◆ DATASET SECTION:
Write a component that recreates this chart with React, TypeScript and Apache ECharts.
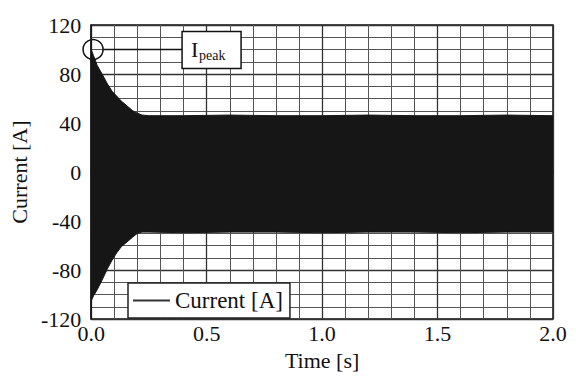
import React, { useEffect, useRef } from "react";
import * as echarts from "echarts";

// Envelope of the dense current oscillation
const times = [0, 0.01, 0.026, 0.05, 0.07, 0.09, 0.11, 0.13, 0.155, 0.18, 0.2, 0.22, 0.25, 0.4, 0.6, 0.8, 1.0, 1.2, 1.4, 1.6, 1.8, 2.0];
const upperEnvelope = [100, 95, 87, 79, 72, 66, 62, 58, 54, 50, 48, 46.5, 46, 46, 46.5, 46, 46, 46.5, 46, 46, 46.5, 46];
const lowerEnvelope = [-105, -101, -96, -87, -79, -72, -66, -61, -57, -53, -50, -49, -49, -49.5, -49, -49, -49.5, -49, -49, -49.5, -49, -49];
const xTicks = [0, 0.5, 1.0, 1.5, 2.0];
const yTicks = [-120, -80, -40, 0, 40, 80, 120];
const peakPoint = [0.008, 100];
const seriesName = "Current [A]";
const peakLabel = "I";
const peakSub = "peak";

const FONT = "'Liberation Serif', 'Times New Roman', serif";
const BAND = "#161616";

export default function App() {
  const ref = useRef<HTMLDivElement>(null);
  useEffect(() => {
    if (!ref.current) return;
    const chart = echarts.init(ref.current, undefined, { renderer: "svg" });
    const option: any = {
      animation: false,
      backgroundColor: "#fff",
      grid: { left: 88, right: 23, top: 25, bottom: 43, show: true, borderColor: "#111", borderWidth: 1.5 },
      legend: {
        data: [{ name: seriesName }],
        left: 128,
        top: 283,
        padding: [6, 7, 6, 5],
        backgroundColor: "#fff",
        borderColor: "#222",
        borderWidth: 1.5,
        borderRadius: 0,
        icon: "rect",
        itemWidth: 37,
        itemHeight: 2,
        textStyle: { fontFamily: FONT, fontSize: 23, color: "#111" },
      },
      xAxis: {
        type: "value",
        min: xTicks[0],
        max: xTicks[xTicks.length - 1],
        interval: 0.5,
        name: "Time [s]",
        nameLocation: "middle",
        nameGap: 21,
        nameTextStyle: { fontFamily: FONT, fontSize: 22, color: "#111" },
        axisLine: { show: true, lineStyle: { color: "#111", width: 1.5 } },
        axisTick: { show: false },
        axisLabel: { margin: 3, fontFamily: FONT, fontSize: 22, color: "#111", formatter: (v: number) => v.toFixed(1) },
        splitLine: { show: true, lineStyle: { color: "#333", width: 1.3 } },
        minorTick: { show: false, splitNumber: 5 },
        minorSplitLine: { show: true, lineStyle: { color: "#555", width: 1 } },
      },
      yAxis: {
        type: "value",
        min: yTicks[0],
        max: yTicks[yTicks.length - 1],
        interval: 40,
        name: "Current [A]",
        nameLocation: "middle",
        nameGap: 57,
        nameTextStyle: { fontFamily: FONT, fontSize: 22, color: "#111" },
        axisLine: { show: true, lineStyle: { color: "#111", width: 1.5 } },
        axisTick: { show: false },
        axisLabel: { margin: 10, fontFamily: FONT, fontSize: 22, color: "#111" },
        splitLine: { show: true, lineStyle: { color: "#333", width: 1.3 } },
        minorTick: { show: false, splitNumber: 4 },
        minorSplitLine: { show: true, lineStyle: { color: "#555", width: 1 } },
      },
      series: [
        {
          type: "line",
          name: seriesName,
          data: times.map((t, i) => [t, upperEnvelope[i]]),
          symbol: "none",
          lineStyle: { color: BAND, width: 1 },
          itemStyle: { color: "#333" },
          areaStyle: { color: BAND, opacity: 1, origin: 0 },
          z: 3,
        },
        {
          type: "line",
          name: seriesName,
          data: times.map((t, i) => [t, lowerEnvelope[i]]),
          symbol: "none",
          lineStyle: { color: BAND, width: 1 },
          itemStyle: { color: "#333" },
          areaStyle: { color: BAND, opacity: 1, origin: 0 },
          z: 3,
        },
      ],
    };
    chart.setOption(option);
    const p = chart.convertToPixel({ gridIndex: 0 }, peakPoint) as number[];
    const cx = p[0];
    const cy = p[1];
    const r = 10;
    const boxX = cx + 89;
    const boxW = 59;
    const boxH = 37;
    chart.setOption({
      graphic: [
        { type: "circle", shape: { cx, cy, r }, style: { fill: "none", stroke: "#111", lineWidth: 1.5 }, z: 10 },
        { type: "line", shape: { x1: cx + r, y1: cy, x2: boxX, y2: cy }, style: { stroke: "#111", lineWidth: 1.5 }, z: 10 },
        { type: "rect", shape: { x: boxX, y: cy - 18, width: boxW, height: boxH }, style: { fill: "#fff", stroke: "#111", lineWidth: 1.5 }, z: 10 },
        { type: "text", x: boxX + 9, y: cy - 11, style: { text: peakLabel, fontFamily: FONT, fontSize: 22, fill: "#111" }, z: 11 },
        { type: "text", x: boxX + 17, y: cy - 1, style: { text: peakSub, fontFamily: FONT, fontSize: 14, fill: "#111" }, z: 11 },
      ],
    });
    return () => chart.dispose();
  }, []);
  return <div ref={ref} style={{ width: 576, height: 376, position: "absolute", left: 0, top: 0 }} />;
}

◆ STATED PROBLEM: Repeat the material above verbatim. Leave the pictures behind.

◆ RESPONSE TO THIS TASK:
Write a component that recreates this chart with React, TypeScript and Apache ECharts.
import React, { useEffect, useRef } from "react";
import * as echarts from "echarts";

// Envelope of the dense current oscillation
const times = [0, 0.01, 0.026, 0.05, 0.07, 0.09, 0.11, 0.13, 0.155, 0.18, 0.2, 0.22, 0.25, 0.4, 0.6, 0.8, 1.0, 1.2, 1.4, 1.6, 1.8, 2.0];
const upperEnvelope = [100, 95, 87, 79, 72, 66, 62, 58, 54, 50, 48, 46.5, 46, 46, 46.5, 46, 46, 46.5, 46, 46, 46.5, 46];
const lowerEnvelope = [-105, -101, -96, -87, -79, -72, -66, -61, -57, -53, -50, -49, -49, -49.5, -49, -49, -49.5, -49, -49, -49.5, -49, -49];
const xTicks = [0, 0.5, 1.0, 1.5, 2.0];
const yTicks = [-120, -80, -40, 0, 40, 80, 120];
const peakPoint = [0.008, 100];
const seriesName = "Current [A]";
const peakLabel = "I";
const peakSub = "peak";

const FONT = "'Liberation Serif', 'Times New Roman', serif";
const BAND = "#161616";

export default function App() {
  const ref = useRef<HTMLDivElement>(null);
  useEffect(() => {
    if (!ref.current) return;
    const chart = echarts.init(ref.current, undefined, { renderer: "svg" });
    const option: any = {
      animation: false,
      backgroundColor: "#fff",
      grid: { left: 88, right: 23, top: 25, bottom: 43, show: true, borderColor: "#111", borderWidth: 1.5 },
      legend: {
        data: [{ name: seriesName }],
        left: 128,
        top: 283,
        padding: [6, 7, 6, 5],
        backgroundColor: "#fff",
        borderColor: "#222",
        borderWidth: 1.5,
        borderRadius: 0,
        icon: "rect",
        itemWidth: 37,
        itemHeight: 2,
        textStyle: { fontFamily: FONT, fontSize: 23, color: "#111" },
      },
      xAxis: {
        type: "value",
        min: xTicks[0],
        max: xTicks[xTicks.length - 1],
        interval: 0.5,
        name: "Time [s]",
        nameLocation: "middle",
        nameGap: 21,
        nameTextStyle: { fontFamily: FONT, fontSize: 22, color: "#111" },
        axisLine: { show: true, lineStyle: { color: "#111", width: 1.5 } },
        axisTick: { show: false },
        axisLabel: { margin: 3, fontFamily: FONT, fontSize: 22, color: "#111", formatter: (v: number) => v.toFixed(1) },
        splitLine: { show: true, lineStyle: { color: "#333", width: 1.3 } },
        minorTick: { show: false, splitNumber: 5 },
        minorSplitLine: { show: true, lineStyle: { color: "#555", width: 1 } },
      },
      yAxis: {
        type: "value",
        min: yTicks[0],
        max: yTicks[yTicks.length - 1],
        interval: 40,
        name: "Current [A]",
        nameLocation: "middle",
        nameGap: 57,
        nameTextStyle: { fontFamily: FONT, fontSize: 22, color: "#111" },
        axisLine: { show: true, lineStyle: { color: "#111", width: 1.5 } },
        axisTick: { show: false },
        axisLabel: { margin: 10, fontFamily: FONT, fontSize: 22, color: "#111" },
        splitLine: { show: true, lineStyle: { color: "#333", width: 1.3 } },
        minorTick: { show: false, splitNumber: 4 },
        minorSplitLine: { show: true, lineStyle: { color: "#555", width: 1 } },
      },
      series: [
        {
          type: "line",
          name: seriesName,
          data: times.map((t, i) => [t, upperEnvelope[i]]),
          symbol: "none",
          lineStyle: { color: BAND, width: 1 },
          itemStyle: { color: "#333" },
          areaStyle: { color: BAND, opacity: 1, origin: 0 },
          z: 3,
        },
        {
          type: "line",
          name: seriesName,
          data: times.map((t, i) => [t, lowerEnvelope[i]]),
          symbol: "none",
          lineStyle: { color: BAND, width: 1 },
          itemStyle: { color: "#333" },
          areaStyle: { color: BAND, opacity: 1, origin: 0 },
          z: 3,
        },
      ],
    };
    chart.setOption(option);
    const p = chart.convertToPixel({ gridIndex: 0 }, peakPoint) as number[];
    const cx = p[0];
    const cy = p[1];
    const r = 10;
    const boxX = cx + 89;
    const boxW = 59;
    const boxH = 37;
    chart.setOption({
      graphic: [
        { type: "circle", shape: { cx, cy, r }, style: { fill: "none", stroke: "#111", lineWidth: 1.5 }, z: 10 },
        { type: "line", shape: { x1: cx + r, y1: cy, x2: boxX, y2: cy }, style: { stroke: "#111", lineWidth: 1.5 }, z: 10 },
        { type: "rect", shape: { x: boxX, y: cy - 18, width: boxW, height: boxH }, style: { fill: "#fff", stroke: "#111", lineWidth: 1.5 }, z: 10 },
        { type: "text", x: boxX + 9, y: cy - 11, style: { text: peakLabel, fontFamily: FONT, fontSize: 22, fill: "#111" }, z: 11 },
        { type: "text", x: boxX + 17, y: cy - 1, style: { text: peakSub, fontFamily: FONT, fontSize: 14, fill: "#111" }, z: 11 },
      ],
    });
    return () => chart.dispose();
  }, []);
  return <div ref={ref} style={{ width: 576, height: 376, position: "absolute", left: 0, top: 0 }} />;
}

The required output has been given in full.